Williams gave his account of seeing the floating body during a 2006 interview with ex-Disney CEO Michael Eisner.

Williams was also facing heat for claiming he had a close call with Hezbollah rockets in Israel in 2006.

“There were Katyusha rockets passing just underneath the helicopter I was riding in,” he told Fairfield University student reporter Emily Fitzmaurice, according to The Washington Post. But he never mentioned the incident in a post on the NBC News blog that year.

Meanwhile, preliminary Nielsen ratings revealed that Williams lost 36 percent of his viewers in the 25-to-54 age demographic on Friday, compared with his Monday-to-Thursday average last week, according to the TVNewser Web site.

Two days later, a crisis meeting was held at the Central Park West apartment of NBCUniversal CEO Steve Burke, sources said.

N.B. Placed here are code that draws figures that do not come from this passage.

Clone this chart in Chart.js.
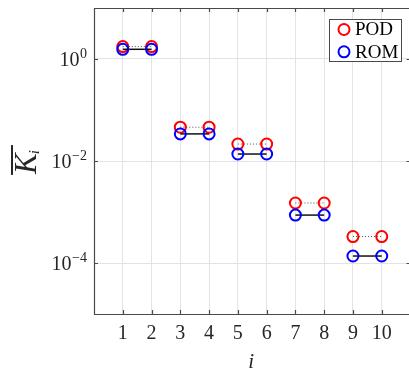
<!DOCTYPE html>
<html><head><meta charset="utf-8">
<script src="https://cdn.jsdelivr.net/npm/chart.js@4/dist/chart.umd.min.js"></script>
<style>
html,body{margin:0;padding:0;background:#fff;overflow:hidden;width:409px;height:370px}
#wrap{width:418px;height:370px}
canvas{display:block}
</style></head>
<body><div id="wrap"><canvas id="c" width="418" height="370"></canvas></div>
<script>
// ---- data ----
const modeIndex = [1, 2, 3, 4, 5, 6, 7, 8, 9, 10];
const podValues = [1.75, 1.75, 0.046, 0.046, 0.0215, 0.0215, 0.0015, 0.0015, 3.3e-4, 3.3e-4];
const romValues = [1.55, 1.55, 0.034, 0.034, 0.0137, 0.0137, 8.7e-4, 8.7e-4, 1.37e-4, 1.37e-4];
const xTickValues = [1, 2, 3, 4, 5, 6, 7, 8, 9, 10];
const xTickLabels = ['1', '2', '3', '4', '5', '6', '7', '8', '9', '10'];
const yTickValues = [1e-4, 1e-2, 1];
const yTickBases = ['10', '10', '10'];
const yTickExps = ['\u22124', '\u22122', '0'];
const seriesNames = ['POD', 'ROM'];
const seriesColors = ['#ff0000', '#0000ff'];
const xLabel = 'i';

const SERIF = '"Liberation Serif", "DejaVu Serif", serif';
const AXIS_COLOR = '#4a4a4a';
const TEXT_COLOR = '#262626';

function pairSegment(color) {
  return ctx => (ctx.p0DataIndex % 2 === 0 ? color : 'rgba(0,0,0,0)');
}

const podData = modeIndex.map((x, i) => ({x: x, y: podValues[i]}));
const romData = modeIndex.map((x, i) => ({x: x, y: romValues[i]}));

const decorPlugin = {
  id: 'decor',
  afterDraw(chart) {
    const ctx = chart.ctx;
    const a = chart.chartArea;
    const xs = chart.scales.x, ys = chart.scales.y;
    ctx.save();
    // box
    ctx.strokeStyle = AXIS_COLOR;
    ctx.lineWidth = 1.2;
    ctx.beginPath();
    ctx.rect(a.left + 0.5, a.top + 0.5, a.right - a.left, a.bottom - a.top);
    ctx.stroke();
    // inward ticks
    const tl = 4;
    ctx.beginPath();
    xTickValues.forEach(v => {
      const px = Math.round(xs.getPixelForValue(v)) + 0.5;
      ctx.moveTo(px, a.bottom); ctx.lineTo(px, a.bottom - tl);
      ctx.moveTo(px, a.top); ctx.lineTo(px, a.top + tl);
    });
    yTickValues.forEach(v => {
      const py = Math.round(ys.getPixelForValue(v)) + 0.5;
      ctx.moveTo(a.left, py); ctx.lineTo(a.left + tl, py);
      ctx.moveTo(a.right, py); ctx.lineTo(a.right - tl, py);
    });
    ctx.stroke();
    // x tick labels
    ctx.fillStyle = TEXT_COLOR;
    ctx.font = '20px ' + SERIF;
    ctx.textAlign = 'center';
    ctx.textBaseline = 'alphabetic';
    xTickValues.forEach((v, i) => {
      ctx.fillText(xTickLabels[i], xs.getPixelForValue(v), a.bottom + 25);
    });
    // y tick labels with superscripts
    yTickValues.forEach((v, i) => {
      const py = ys.getPixelForValue(v);
      const rightEdge = a.left - 7;
      ctx.font = '14px ' + SERIF;
      const ew = ctx.measureText(yTickExps[i]).width;
      ctx.textAlign = 'right';
      ctx.fillText(yTickExps[i], rightEdge, py - 1);
      ctx.font = '20px ' + SERIF;
      ctx.fillText(yTickBases[i], rightEdge - ew - 0.5, py + 6.5);
    });
    // x label
    ctx.font = 'italic 21px ' + SERIF;
    ctx.textAlign = 'center';
    ctx.fillText(xLabel, (a.left + a.right) / 2 - 1, a.bottom + 54);
    // y label: overline K_i, rotated
    const cx = 36, cy = (a.top + a.bottom) / 2;
    ctx.translate(cx, cy);
    ctx.rotate(-Math.PI / 2);
    ctx.textAlign = 'left';
    ctx.font = 'italic 31px ' + SERIF;
    const kw = ctx.measureText('K').width;
    ctx.font = 'italic 15px ' + SERIF;
    const iw = ctx.measureText('i').width;
    const total = kw + iw + 1;
    const u0 = -total / 2;
    ctx.font = 'italic 31px ' + SERIF;
    ctx.fillText('K', u0, 0);
    ctx.font = 'italic 15px ' + SERIF;
    ctx.fillText('i', u0 + kw - 1, 3);
    ctx.fillRect(u0 - 1, -25, total + 4, 2);
    ctx.setTransform(1, 0, 0, 1, 0, 0);
    // legend
    const lx = 329.5, ly = 19.5, lw = 72, lh = 42;
    ctx.fillStyle = '#fff';
    ctx.fillRect(lx, ly, lw, lh);
    ctx.strokeStyle = '#4a4a4a';
    ctx.lineWidth = 1;
    ctx.strokeRect(lx, ly, lw, lh);
    seriesNames.forEach((name, i) => {
      const yy = 29.5 + i * 22.3;
      ctx.beginPath();
      ctx.strokeStyle = seriesColors[i];
      ctx.lineWidth = 2;
      ctx.arc(344, yy, 5.5, 0, Math.PI * 2);
      ctx.stroke();
      ctx.fillStyle = '#000';
      ctx.font = '19px ' + SERIF;
      ctx.textAlign = 'left';
      ctx.textBaseline = 'middle';
      ctx.fillText(name, 355, yy + 1);
    });
    ctx.restore();
  }
};

new Chart(document.getElementById('c'), {
  type: 'scatter',
  data: {
    datasets: [
      {
        label: seriesNames[1],
        data: romData,
        order: 0,
        showLine: true,
        borderColor: '#111',
        borderWidth: 1.5,
        segment: {borderColor: pairSegment('#111')},
        pointStyle: 'circle',
        pointRadius: 5.5,
        pointBorderWidth: 2,
        pointBorderColor: seriesColors[1],
        pointBackgroundColor: 'rgba(0,0,0,0)',
        clip: false
      },
      {
        label: seriesNames[0],
        data: podData,
        order: 1,
        showLine: true,
        borderColor: 'rgba(0,0,0,0.7)',
        borderWidth: 1,
        borderDash: [1, 2],
        segment: {borderColor: pairSegment('rgba(0,0,0,0.7)')},
        pointStyle: 'circle',
        pointRadius: 5.5,
        pointBorderWidth: 2,
        pointBorderColor: seriesColors[0],
        pointBackgroundColor: 'rgba(0,0,0,0)',
        clip: false
      }
    ]
  },
  options: {
    responsive: false,
    animation: false,
    devicePixelRatio: 1,
    layout: {padding: {left: 94, top: 8, right: 5, bottom: 56}},
    plugins: {legend: {display: false}, tooltip: {enabled: false}},
    scales: {
      x: {
        type: 'linear', min: 0, max: 11,
        afterBuildTicks: s => { s.ticks = xTickValues.map(v => ({value: v})); },
        ticks: {display: false},
        grid: {color: '#e3e3e3', lineWidth: 1, drawTicks: false},
        border: {display: false}
      },
      y: {
        type: 'logarithmic', min: 1e-5, max: 10,
        afterBuildTicks: s => { s.ticks = yTickValues.map(v => ({value: v})); },
        ticks: {display: false},
        grid: {color: '#e3e3e3', lineWidth: 1, drawTicks: false},
        border: {display: false}
      }
    }
  },
  plugins: [decorPlugin]
});
</script>
</body></html>
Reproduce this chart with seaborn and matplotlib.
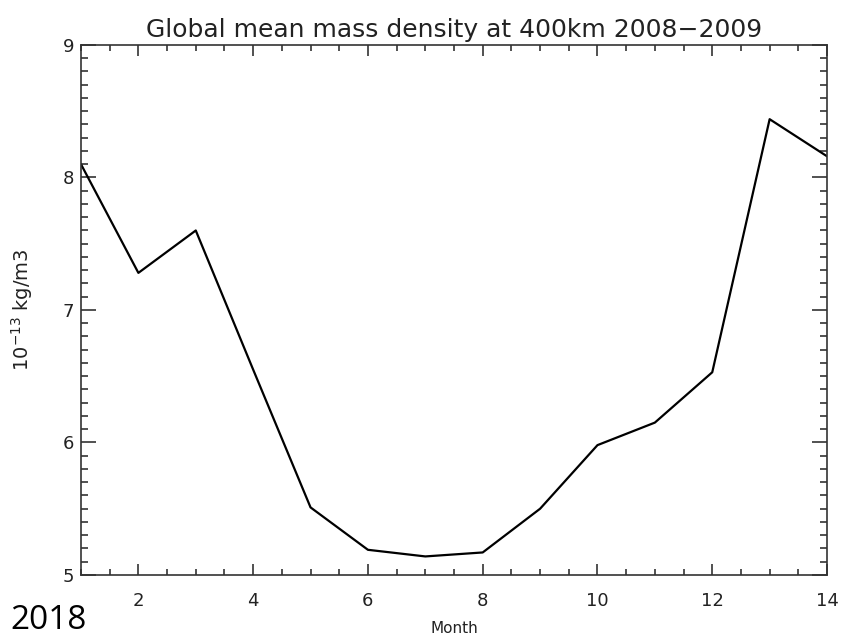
import matplotlib
matplotlib.use("Agg")
import matplotlib.pyplot as plt
from matplotlib.ticker import MultipleLocator
import seaborn as sns
import pandas as pd

months = [1, 2, 3, 4, 5, 6, 7, 8, 9, 10, 11, 12, 13, 14]
density = [8.10, 7.28, 7.60, 6.55, 5.51, 5.19, 5.14, 5.17, 5.50, 5.98, 6.15, 6.53, 8.44, 8.16]
xticks = [2, 4, 6, 8, 10, 12, 14]
yticks = [5, 6, 7, 8, 9]

sns.set_style("ticks")
plt.rcParams['font.family'] = ['DejaVu Sans']

df = pd.DataFrame({"Month": months, "Density": density})

fig = plt.figure(figsize=(8.58, 6.4), dpi=100)
ax = fig.add_axes([0.0944, 0.1016, 0.8695, 0.8281])
sns.lineplot(data=df, x="Month", y="Density", ax=ax, color="black", linewidth=1.6)

ax.set_xlim(1, 14)
ax.set_ylim(5, 9)
ax.set_xticks(xticks)
ax.set_yticks(yticks)
ax.xaxis.set_minor_locator(MultipleLocator(0.5))
ax.yaxis.set_minor_locator(MultipleLocator(0.1))
ax.tick_params(axis='both', which='both', direction='in', top=True, right=True,
               color='#333333', width=1.2, labelsize=13, labelcolor='#222222')
ax.tick_params(axis='x', which='major', length=8, pad=12)
ax.tick_params(axis='x', which='minor', length=4)
ax.tick_params(axis='y', which='major', length=11, pad=5)
ax.tick_params(axis='y', which='minor', length=5)
for s in ax.spines.values():
    s.set_color('#333333')
    s.set_linewidth(1.2)

ax.set_xlabel("Month", fontsize=11, color='#222222', labelpad=8)
ax.set_ylabel("10$^{-13}$ kg/m3", fontsize=14, color='#222222', labelpad=20)
ax.set_title("Global mean mass density at 400km 2008\u22122009", fontsize=18,
             color='#222222', pad=6)

fig.text(0.012, 0.004, "2018", fontsize=24, family=['Open Sans', 'DejaVu Sans'],
         ha='left', va='bottom', color='black')

fig.savefig("out.png", dpi=100)
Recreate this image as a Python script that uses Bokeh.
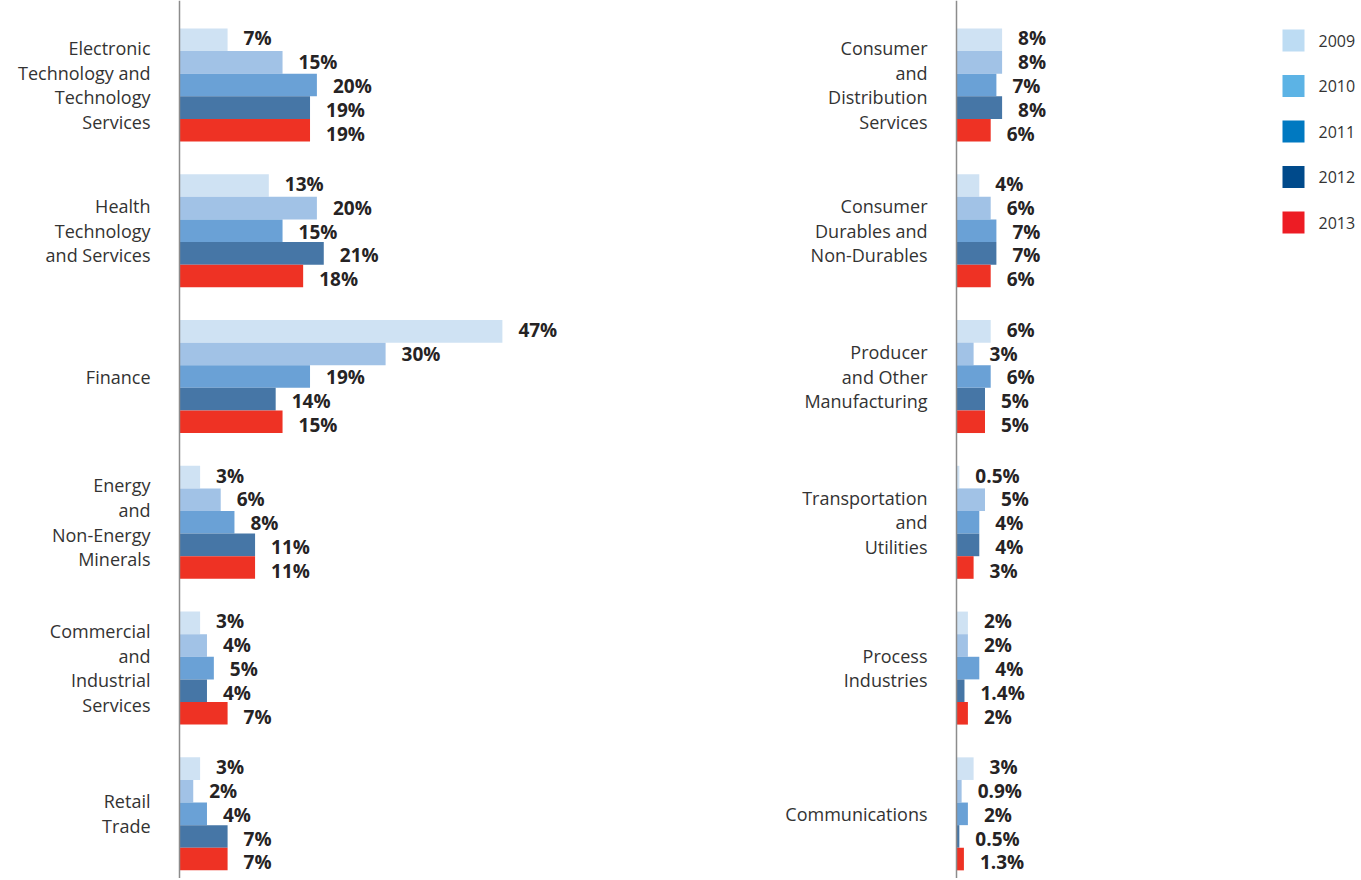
from bokeh.plotting import figure
from bokeh.layouts import row
from bokeh.models import ColumnDataSource, Range1d, Span
from bokeh.core.properties import value
from bokeh.embed import file_html
from bokeh.resources import INLINE

years = ["2009", "2010", "2011", "2012", "2013"]
bar_colors = ["#cfe2f3", "#a1c2e6", "#6aa1d6", "#4676a6", "#ee3224"]
legend_colors = ["#bddcf3", "#5cb3e5", "#0079c1", "#004a8b", "#ed1c24"]

left_categories = [
    "Electronic\nTechnology and\nTechnology\nServices",
    "Health\nTechnology\nand Services",
    "Finance",
    "Energy\nand\nNon-Energy\nMinerals",
    "Commercial\nand\nIndustrial\nServices",
    "Retail\nTrade",
]
left_values = [
    [7, 15, 20, 19, 19],
    [13, 20, 15, 21, 18],
    [47, 30, 19, 14, 15],
    [3, 6, 8, 11, 11],
    [3, 4, 5, 4, 7],
    [3, 2, 4, 7, 7],
]

right_categories = [
    "Consumer\nand\nDistribution\nServices",
    "Consumer\nDurables and\nNon-Durables",
    "Producer\nand Other\nManufacturing",
    "Transportation\nand\nUtilities",
    "Process\nIndustries",
    "Communications",
]
right_values = [
    [8, 8, 7, 8, 6],
    [4, 6, 7, 7, 6],
    [6, 3, 6, 5, 5],
    [0.5, 5, 4, 4, 3],
    [2, 2, 4, 1.4, 2],
    [3, 0.9, 2, 0.5, 1.3],
]

H = 878
BAR_PX = 22.6
GROUP_STEP = 6.45
TOP_PX = 28
FONT = "Open Sans"


def fmt(v):
    if float(v).is_integer():
        return f"{int(v)}%"
    return f"{v}%"


def panel(categories, values, width, axis_px, px_per_unit):
    x_start = -axis_px / px_per_unit
    x_end = (width - axis_px) / px_per_unit
    y_end = -TOP_PX / BAR_PX
    y_start = y_end + H / BAR_PX
    p = figure(width=width, height=H, output_backend="svg", toolbar_location=None,
               x_range=Range1d(x_start, x_end), y_range=Range1d(y_start, y_end),
               min_border=0, outline_line_color=None)
    p.axis.visible = False
    p.grid.visible = False

    ys, xs, cols, labels, yoff = [], [], [], [], []
    for i, vals in enumerate(values):
        for j, v in enumerate(vals):
            ys.append(i * GROUP_STEP + j + 0.5)
            xs.append(v)
            cols.append(bar_colors[j])
            labels.append(fmt(v))
            yoff.append(-1.5 + 1.2 * j)
    src = ColumnDataSource(dict(y=ys, x=xs, c=cols, t=labels, yo=yoff))
    p.hbar(y="y", right="x", left=0, height=1.0, fill_color="c", line_color=None, source=src)
    p.text(x="x", y="y", text="t", source=src, x_offset=16, y_offset="yo",
           text_align="left", text_baseline="middle",
           text_font=value(FONT), text_font_style="bold", text_font_size="19px",
           text_color="#262324")

    csrc = ColumnDataSource(dict(
        x=[0] * len(categories),
        y=[i * GROUP_STEP + 2.5 for i in range(len(categories))],
        t=categories))
    p.text(x="x", y="y", text="t", source=csrc, x_offset=-29,
           text_align="right", text_baseline="middle", text_line_height=1.03,
           text_font=value(FONT), text_font_size="18px", text_color="#333333")

    p.add_layout(Span(location=0, dimension="height", line_color="#8c8c8c", line_width=1.5))
    return p


left = panel(left_categories, left_values, 708, 179, 6.87)
right = panel(right_categories, right_values, 562, 248, 5.7)

# legend panel
LEG_STEP = 45.5
ly_end = -40 / LEG_STEP
ly_start = ly_end + H / LEG_STEP
leg = figure(width=90, height=H, output_backend="svg", toolbar_location=None,
             x_range=Range1d(-23, 67), y_range=Range1d(ly_start, ly_end),
             min_border=0, outline_line_color=None)
leg.axis.visible = False
leg.grid.visible = False
lsrc = ColumnDataSource(dict(x=[0] * len(years), y=list(range(len(years))), c=legend_colors, t=years))
leg.rect(x="x", y="y", width=22, height=22, width_units="screen", height_units="screen",
         fill_color="c", line_color=None, source=lsrc)
leg.text(x="x", y="y", text="t", source=lsrc, x_offset=25, text_align="left",
         text_baseline="middle", text_font=value(FONT), text_font_size="16px",
         text_color="#333333")

layout = row(left, right, leg, spacing=0)
open("out.html", "w").write(file_html(layout, INLINE))
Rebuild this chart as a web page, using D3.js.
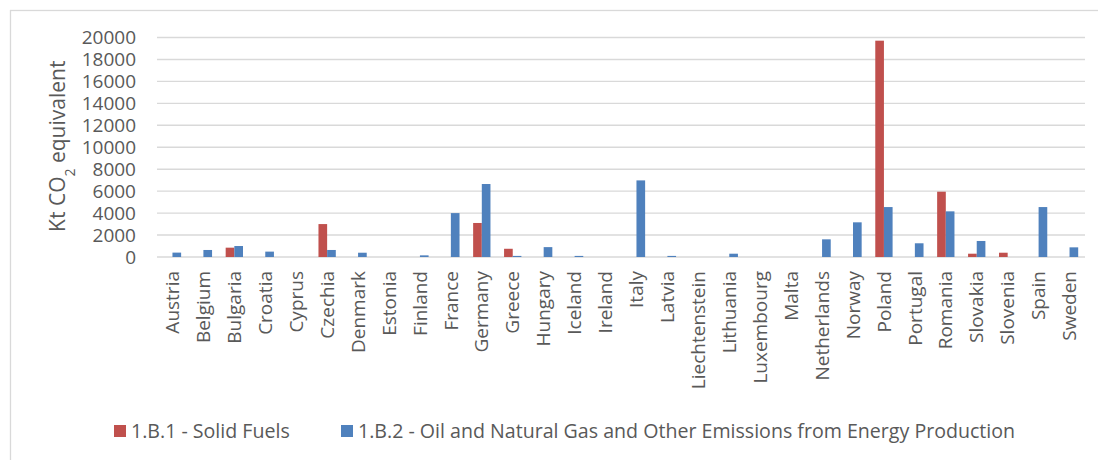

It was announced over the weekend that Williams would step aside for a few days, with Lester Holt filling in for him.

“In a career spent covering the news, Brian told us it’s clear he’s become too much a part of the news,” Holt said on Monday night’s broadcast. “He’ll be off while this issue is dealt with.”

The newspaper Stars and Stripes, which last week broke the story about Williams falsely claiming to have been in a helicopter that was shot down during the Iraq War, on Monday released recordings of a Feb. 4 interview it conducted with him about the scandal.

“I would not have chosen to make this mistake,” Williams says in the recording. “I don’t know what screwed up in my mind that caused me to conflate one aircraft from the other.”

Also Monday, Williams plunged on the Marketing Arm’s “trustworthiness scale” — from the 23rd- most-trusted person in the country to No. 835.